Już po pierwszym meczu wszyscy byli zachwyceni, a po kilku następnych się w nim zakochali. Huffman jest świetnym strzelcem (trafia nawet za trzy punkty), doskonale zbiera, efektownie blokuje i do tego rewelacyjnie nabiera rywali na faule. W tym sezonie to jedyny zawodnik Maccabi, który znajduje się w czołówkach klasyfikacji indywidualnych Suproligi. Jest siódmy w procencie rzutów z gry (63,2) i czwarty w zbiórkach (8,8).
W ubiegłorocznym Final Four był najlepszym strzelcem, ale ponieważ trofeum zdobył Panathinaikos, tytuł MVP przyznano Zeljko Rebracy. Później Huffman został wybrany na najlepszego koszykarza na europejskich parkietach w sezonie 1999/2000, ale nawet to wyróżnienie nie sprawiło, żeby zawodnik otrzymał poważne oferty z NBA.
Klub i tak musiał drastycznie zwiększyć jego zarobki, bo koszykarz miał propozycje ze wszystkich najlepszych drużyn europejskich. Po tym sezonie działacze staną jednak przed jeszcze większym problemem, bo Huffmana uważnie obserwują wysłannicy Golden State Warriors i Houston Rockets.

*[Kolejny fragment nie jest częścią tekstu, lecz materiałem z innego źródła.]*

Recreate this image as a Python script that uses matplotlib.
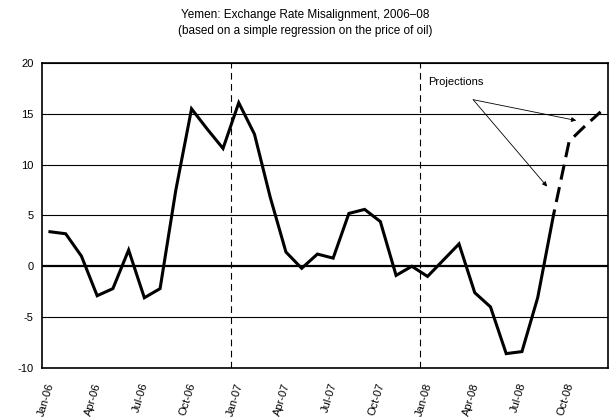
import matplotlib
matplotlib.use("Agg")

import numpy as np
import matplotlib.pyplot as plt
from matplotlib.transforms import ScaledTranslation

# -------------------------------
# DATA
# -------------------------------
months = ["Jan-06", "Feb-06", "Mar-06", "Apr-06", "May-06", "Jun-06",
          "Jul-06", "Aug-06", "Sep-06", "Oct-06", "Nov-06", "Dec-06",
          "Jan-07", "Feb-07", "Mar-07", "Apr-07", "May-07", "Jun-07",
          "Jul-07", "Aug-07", "Sep-07", "Oct-07", "Nov-07", "Dec-07",
          "Jan-08", "Feb-08", "Mar-08", "Apr-08", "May-08", "Jun-08",
          "Jul-08", "Aug-08", "Sep-08", "Oct-08", "Nov-08", "Dec-08"]
misalignment = [3.4, 3.2, 1.0, -2.9, -2.2, 1.6,
                -3.1, -2.2, 7.5, 15.5, 13.5, 11.6,
                16.1, 13.0, 6.8, 1.4, -0.2, 1.2,
                0.8, 5.2, 5.6, 4.4, -0.9, 0.0,
                -1.0, 0.6, 2.2, -2.6, -4.0, -8.6,
                -8.4, -3.1, 5.0, 12.3, 13.8, 15.2]
first_projection = "Sep-08"
year_breaks = ["Jan-07", "Jan-08"]
y_ticks = [-10, -5, 0, 5, 10, 15, 20]

plt.rcParams["font.family"] = ["Liberation Sans", "DejaVu Sans"]
plt.rcParams["axes.unicode_minus"] = False

# categories centred between month boundaries, like the original Excel chart
x = np.arange(len(months)) + 0.5
vals = np.array(misalignment)
k = months.index(first_projection)

fig = plt.figure(figsize=(6.10, 4.18), dpi=100)
ax = fig.add_axes([0.069, 0.12, 0.9285, 0.729])

for t in y_ticks:
    ax.axhline(t, color="black", lw=0.8 if t != 0 else 1.6, zorder=1)

for m in year_breaks:
    ax.axvline(months.index(m), color="black", lw=0.8, ls=(0, (6, 4)), zorder=1)

ax.plot(x[:k + 1], vals[:k + 1], color="black", lw=2.2, zorder=3,
        solid_joinstyle="miter")
ax.plot(x[k:], vals[k:], color="black", lw=2.2, ls=(3, (5, 2.5)), zorder=3)

ax.set_xlim(0, len(months))
ax.set_ylim(-10, 20)
ax.set_yticks(y_ticks)
ax.tick_params(axis="y", length=0, labelsize=8, pad=6)

ax.set_xticks(np.arange(0, len(months), 3))
ax.set_xticklabels(months[::3], rotation=73, ha="center", fontsize=8)
ax.set_xticks(np.arange(6, len(months), 6), minor=True)
ax.tick_params(axis="x", which="major", length=0, pad=10)
ax.tick_params(axis="x", which="minor", direction="in", length=3, width=0.8)
shift = ScaledTranslation(4 / 100, 0, fig.dpi_scale_trans)
for lab in ax.get_xticklabels():
    lab.set_transform(lab.get_transform() + shift)

for s in ax.spines.values():
    s.set_linewidth(1.2)

ax.text(24.55, 18.1, "Projections", fontsize=8, va="center", ha="left")
arrow = dict(arrowstyle="-|>", color="black", lw=0.6, mutation_scale=7,
             shrinkA=0, shrinkB=0)
ax.annotate("", xy=(33.95, 14.35), xytext=(27.4, 16.4), arrowprops=arrow)
ax.annotate("", xy=(32.1, 7.85), xytext=(27.4, 16.4), arrowprops=arrow)

fig.text(0.5, 0.965, "Yemen: Exchange Rate Misalignment, 2006\u201308",
         ha="center", va="center", fontsize=8.5)
fig.text(0.5, 0.926, "(based on a simple regression on the price of oil)",
         ha="center", va="center", fontsize=8.5)

fig.savefig("out.png", dpi=100)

Zawodnik wielokrotnie podkreślał, że nigdzie w Europie poza Maccabi grał nie będzie, ale też nie ukrywał, że jego największym marzeniem jest gra w NBA. Dla trenera Maccabi Pini Gershona sprawa jest prosta. - Gdybym dostał propozycję pracy w NBA, to pewnie bym się zdecydował, dlatego rozumiem Nate'a. Mogę zawrzeć z nim układ: jeżeli pomoże nam wygrać Suproligę, to chociaż nie jestem dobrym pływakiem, przepłynę Atlantyk i na własnych plecach zawiozę Nate'a do jego agenta, aby mu znalazł klub w NBA - żartuje Gershon.